For years the MKO leadership has warned members that they faced certain death or imprisonment if they returned to Iran. In its 2005 annual report, New York-based Human Rights Watch said that, despite specific new directives in Iran to stop such practices in 2004, "torture and ill-treatment ... are used routinely to punish [internal] dissidents."
Reporting from inside Camp Ashraf last weekend, The Los Angeles Times said the MKO dismisses the defectors as "quitters," and that those remaining "show no interest" in going back.
Most of those now repatriating to Iran have been with the MKO just a few years, and say they were "deceived" with promises of cash and a job when recruited in Turkey.
"It is 100 percent stress, but after four years I want to see my family," says Binyamin Espandani, a young former militant as he waits to join his family. "I went there for an objective - I wanted my country to stay independent.... But after the US came, the mujahideen were asking Americans for help to topple the government of my country."

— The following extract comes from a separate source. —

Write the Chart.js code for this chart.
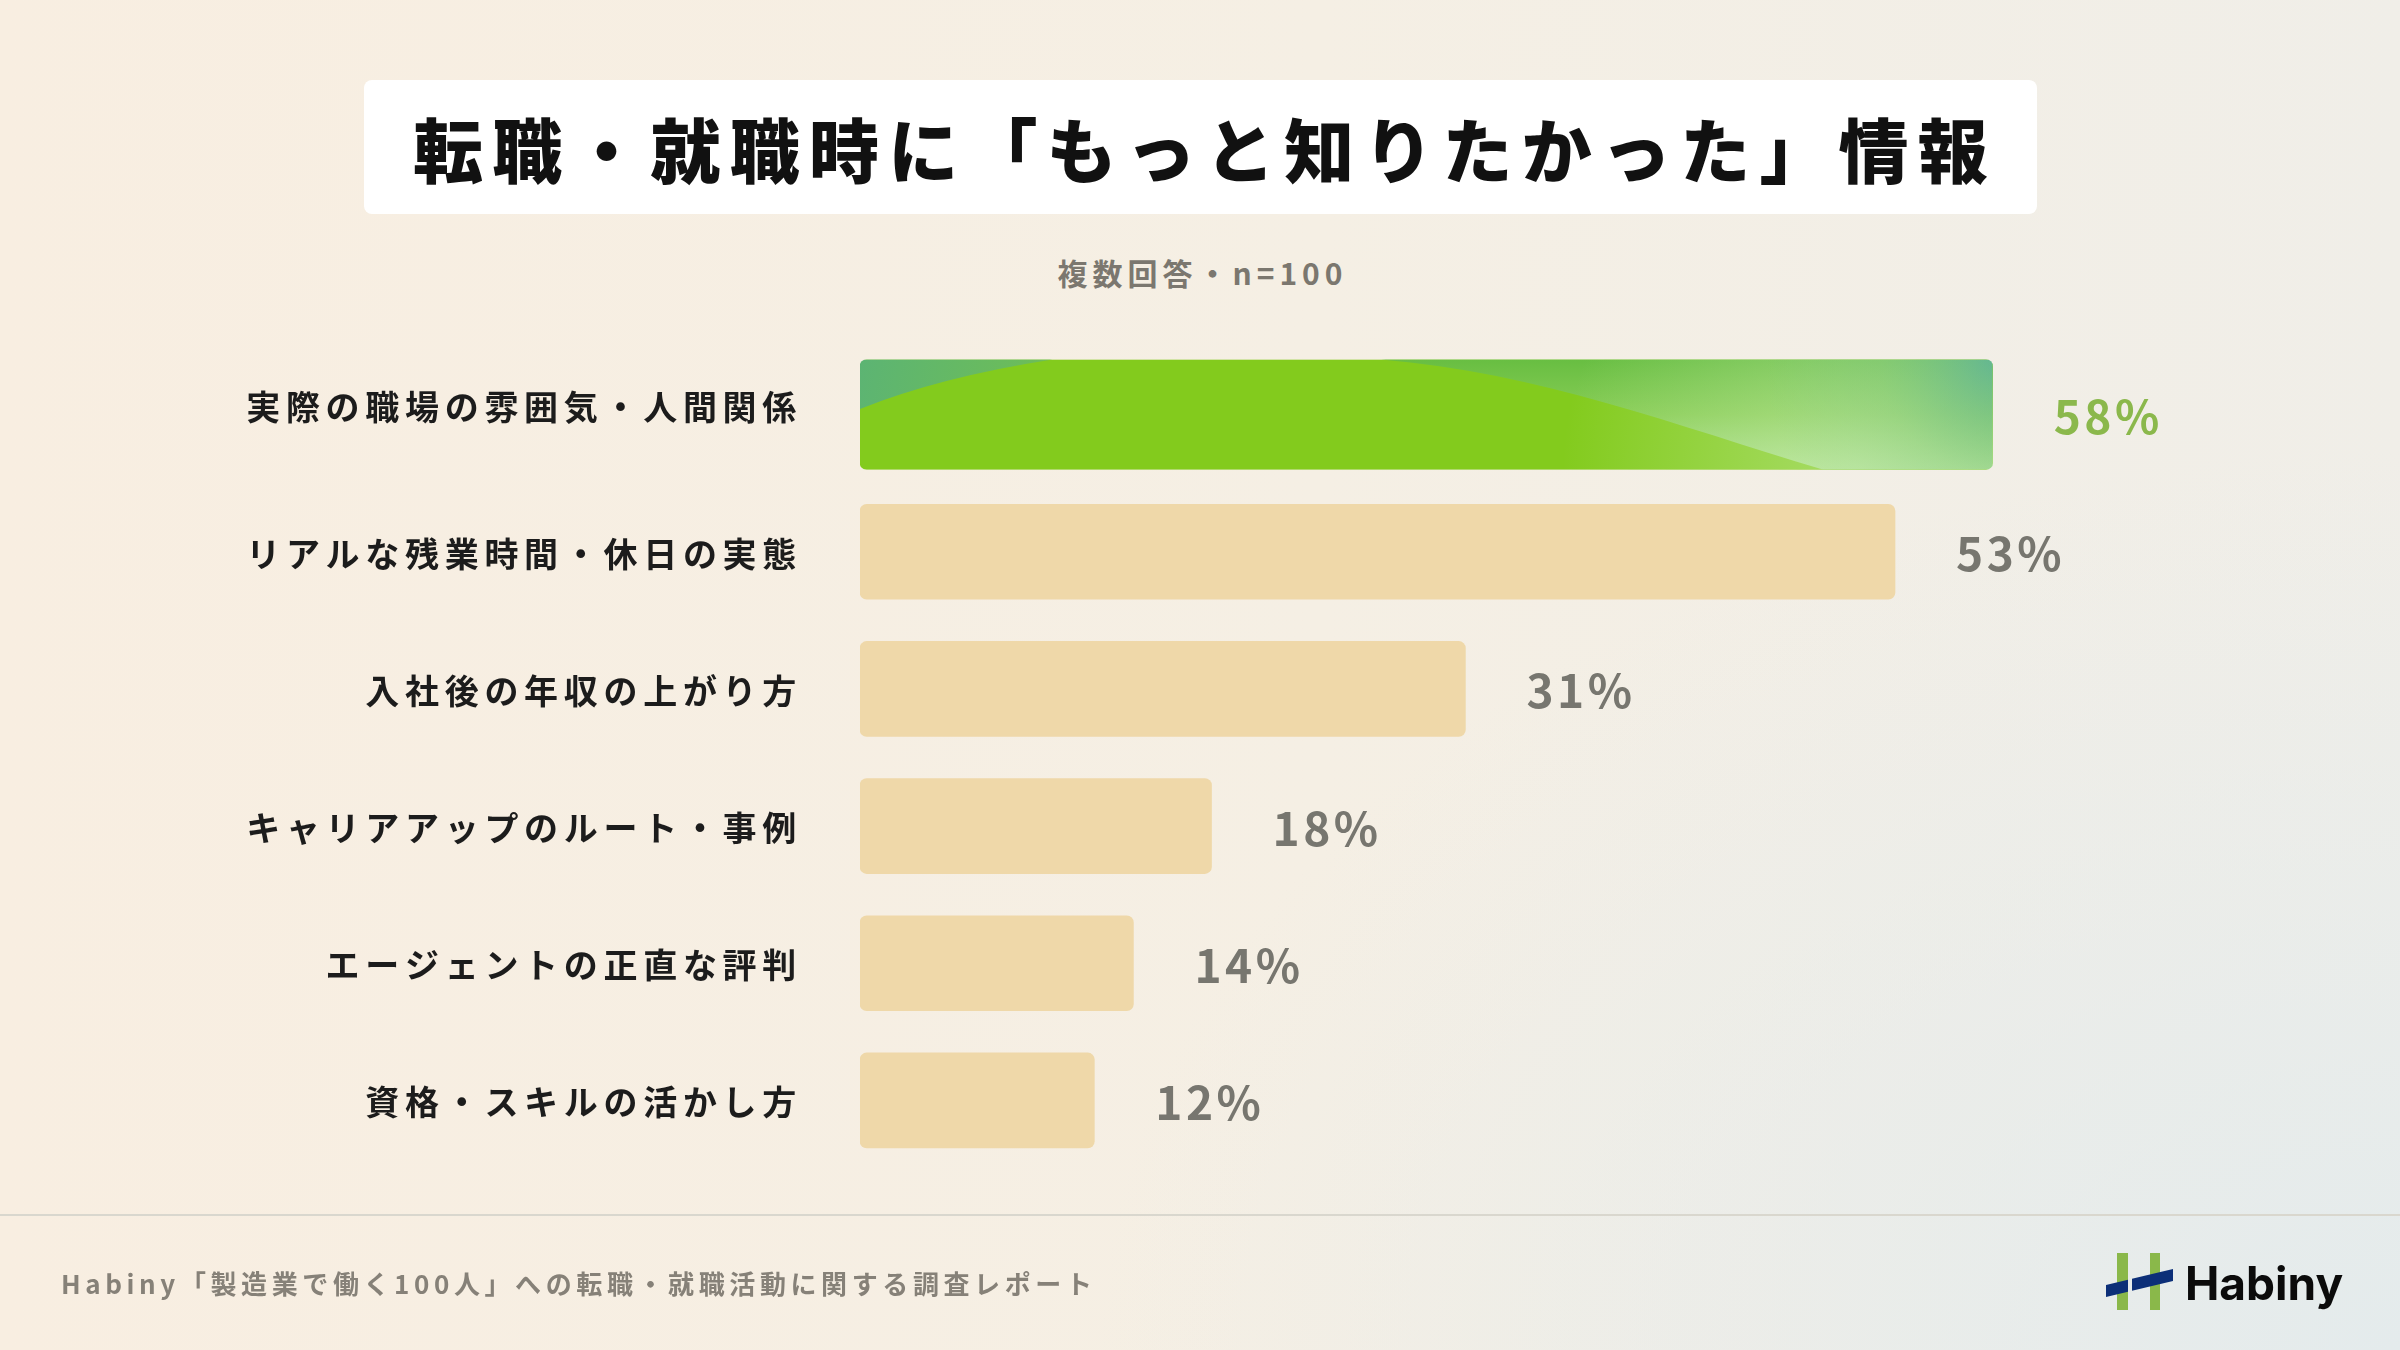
<!DOCTYPE html>
<html lang="ja">
<head>
<meta charset="utf-8">
<title>転職・就職時に「もっと知りたかった」情報</title>
<script src="https://cdn.jsdelivr.net/npm/chart.js@4.4.1/dist/chart.umd.min.js"></script>
<style>
  html, body { margin: 0; padding: 0; }
  body {
    width: 2400px; height: 1350px; position: relative; overflow: hidden;
    font-family: "Noto Sans CJK JP", "Noto Sans", sans-serif;
    background:
      radial-gradient(ellipse 1300px 900px at 100% 100%, rgba(228,235,236,1) 0%, rgba(228,235,236,0) 100%),
      linear-gradient(90deg, #f8eee1 0%, #f5efe4 55%, #f0eee8 100%);
  }
  .title {
    position: absolute; left: 364px; top: 80px; width: 1673px; height: 134px;
    background: #fff; border-radius: 8px;
    display: flex; align-items: center; justify-content: center;
    font-size: 70px; font-weight: 900; letter-spacing: 9.2px; padding-left: 9px; box-sizing: border-box;
    color: #111;
  }
  .sub {
    position: absolute; left: 0; top: 252px; width: 2400px; text-align: center;
    font-size: 30px; line-height: 40px; font-weight: 700; letter-spacing: 5px; padding-left: 5px; box-sizing: border-box; color: #7b776f;
  }
  #chart { position: absolute; left: 0; top: 0; }
  .rule { position: absolute; left: 0; top: 1214px; width: 2400px; height: 2px; background: #d9d7ce; }
  .foot {
    position: absolute; left: 61px; top: 1265px;
    font-size: 26px; line-height: 36px; font-weight: 700; letter-spacing: 4.6px; color: #868178;
  }
  .logo { position: absolute; left: 2100px; top: 1250px; }
  .logo-text {
    position: absolute; left: 2185px; top: 1260px;
    font-family: Inter, "Noto Sans", sans-serif; font-size: 46px; line-height: 46px; font-weight: 700; color: #0b0b0b;
  }
</style>
</head>
<body>
<div class="title">転職・就職時に「もっと知りたかった」情報</div>
<div class="sub">複数回答・n=100</div>
<canvas id="chart" width="2400" height="1350"></canvas>
<div class="rule"></div>
<div class="foot">Habiny「製造業で働く100人」への転職・就職活動に関する調査レポート</div>
<svg class="logo" width="80" height="64" viewBox="0 0 80 64">
  <rect x="17" y="3" width="11" height="57" fill="#8ab84a"/>
  <rect x="50" y="3" width="10" height="57" fill="#8ab84a"/>
  <polygon points="6,35 28,29.75 28,41.75 6,47" fill="#0c2f78"/>
  <polygon points="32,28.8 73,19 73,31 32,40.8" fill="#0c2f78"/>
</svg>
<div class="logo-text">Habiny</div>

<script>
// data
const categories = [
  '実際の職場の雰囲気・人間関係',
  'リアルな残業時間・休日の実態',
  '入社後の年収の上がり方',
  'キャリアアップのルート・事例',
  'エージェントの正直な評判',
  '資格・スキルの活かし方'
];
const values = [58, 53, 31, 18, 14, 12];
const highlightIndex = 0;
const axisMax = 70;

const FONT = '"Noto Sans CJK JP", "Noto Sans", sans-serif';
const BIG_BAR = 110, BAR = 95;

// green fill for the highlighted bar, cached once built
let greenPattern = null;
function greenFill(context) {
    const chart = context.chart;
    const sx = chart.scales.x, sy = chart.scales.y;
    if (!sx || !sy || !chart.chartArea) return '#83cb1d';
    if (greenPattern) return greenPattern;
    const x0 = sx.getPixelForValue(0);
    const x1 = sx.getPixelForValue(values[highlightIndex]);
    const h = BIG_BAR;
    const y0 = sy.getPixelForValue(highlightIndex) - h / 2;
    const w = x1 - x0;

    const off = document.createElement('canvas');
    off.width = chart.width; off.height = chart.height;
    const g = off.getContext('2d');
    g.fillStyle = '#83cb1d';
    g.fillRect(x0, y0, w, h);

    // top-left corner wedge
    let lg = g.createLinearGradient(x0, y0, x0 + 0.17 * w, y0 + 0.45 * h);
    lg.addColorStop(0, '#5cb473');
    lg.addColorStop(1, '#6fbe55');
    g.fillStyle = lg;
    g.beginPath();
    g.moveTo(x0, y0);
    g.lineTo(x0 + 0.17 * w, y0);
    g.quadraticCurveTo(x0 + 0.07 * w, y0 + 0.16 * h, x0, y0 + 0.45 * h);
    g.closePath();
    g.fill();

    // right sweep
    g.save();
    g.beginPath();
    g.moveTo(x0 + 0.46 * w, y0);
    g.bezierCurveTo(x0 + 0.6 * w, y0 + 0.12 * h, x0 + 0.72 * w, y0 + 0.6 * h, x0 + 0.85 * w, y0 + h);
    g.lineTo(x1, y0 + h);
    g.lineTo(x1, y0);
    g.closePath();
    lg = g.createLinearGradient(0, y0, 0, y0 + h);
    lg.addColorStop(0, '#68be42');
    lg.addColorStop(0.5, '#88cd55');
    lg.addColorStop(1, '#b0e190');
    g.fillStyle = lg;
    g.fill();
    g.clip();
    let rg = g.createRadialGradient(x1, y0, 0, x1, y0, 0.2 * w);
    rg.addColorStop(0, 'rgba(72,168,140,0.95)');
    rg.addColorStop(0.5, 'rgba(90,180,110,0.35)');
    rg.addColorStop(1, 'rgba(90,180,110,0)');
    g.fillStyle = rg;
    g.fillRect(x0, y0, w, h);
    g.restore();

    // pale glow low right
    g.save();
    g.beginPath();
    g.rect(x0, y0, w, h);
    g.clip();
    rg = g.createRadialGradient(x0 + 0.88 * w, y0 + h, 0, x0 + 0.88 * w, y0 + h, 0.26 * w);
    rg.addColorStop(0, 'rgba(205,238,180,0.5)');
    rg.addColorStop(1, 'rgba(205,238,180,0)');
    g.fillStyle = rg;
    g.fillRect(x0, y0, w, h);
    g.restore();

    greenPattern = chart.ctx.createPattern(off, 'no-repeat');
    return greenPattern;
}

// category labels and value labels
const labelPlugin = {
    id: 'labels',
    afterDraw(chart) {
        const ctx = chart.ctx;
        const sy = chart.scales.y;
        ctx.save();
        ctx.letterSpacing = '5.7px';
        ctx.font = '700 34px ' + FONT;
        ctx.fillStyle = '#1c1c1c';
        ctx.textAlign = 'right';
        ctx.textBaseline = 'middle';
        categories.forEach(function (c, i) {
            // the taller highlighted bar keeps its label level with the bar top area
            const lift = i === highlightIndex ? (BIG_BAR - BAR) / 2 + 2 : 0;
            ctx.fillText(c, 802, sy.getPixelForValue(i) + 2 - lift);
        });

        ctx.font = '700 46px ' + FONT;
        ctx.letterSpacing = '3.5px';
        ctx.textAlign = 'left';
        values.forEach(function (v, i) {
            const ds = i === highlightIndex ? 0 : 1;
            const el = chart.getDatasetMeta(ds).data[i];
            ctx.fillStyle = i === highlightIndex ? '#8bb84c' : '#77766f';
            ctx.fillText(v + '%', el.x + 61, el.y + 2);
        });
        ctx.restore();
    }
};

new Chart(document.getElementById('chart').getContext('2d'), {
    type: 'bar',
    data: {
        labels: categories,
        datasets: [
            {
                data: values.map((v, i) => i === highlightIndex ? v : null),
                backgroundColor: greenFill,
                barThickness: BIG_BAR,
                grouped: false,
                borderRadius: 7,
                borderSkipped: false
            },
            {
                data: values.map((v, i) => i === highlightIndex ? null : v),
                backgroundColor: '#efd8a9',
                barThickness: BAR,
                grouped: false,
                borderRadius: 7,
                borderSkipped: false
            }
        ]
    },
    options: {
        indexAxis: 'y',
        responsive: false,
        devicePixelRatio: 1,
        animation: false,
        layout: { padding: { left: 860, right: 173, top: 346, bottom: 181 } },
        plugins: { legend: { display: false }, tooltip: { enabled: false } },
        scales: {
            x: { display: false, min: 0, max: axisMax },
            y: { display: false }
        }
    },
    plugins: [labelPlugin]
});
</script>
</body>
</html>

A semiofficial agency that helps former militants reintegrate addressed the waiting families. "Maybe you expect your sons to [be unchanged from] five years ago, but it won't be the same - some were told [by the MKO] to cut themselves off from you," said Shahin Rabiee, of Anjoman Nejat, or "Rescue Association."
But there were warnings, too, for families that signed a form stating that they received their son "safe and sound," and were now "responsible for him."
"They are not completely innocent. They could have escaped [from Iraq] easily during the American attack; they had weapons in their hands," psychologist Dr. Sami Ani told them. "So we have to accept that your children were doing something against the security of the country. But they are forgiven.... They ... were brainwashed."
The happiness of homecoming set aside all other concerns. Former militant Hamid Sahapour held his mother's hand and stroked her face while his brother Davoud tearfully leaned on him from the right. "I can't express my joy - there are no words," says Mr. Sahapour. "Before the Americans came, if I said I wanted to leave, they would have sent 20 people to beat me."
This time Hamid's mother, Delaram Vatanha, vows never to let him out of her grasp: "I will not let him go again."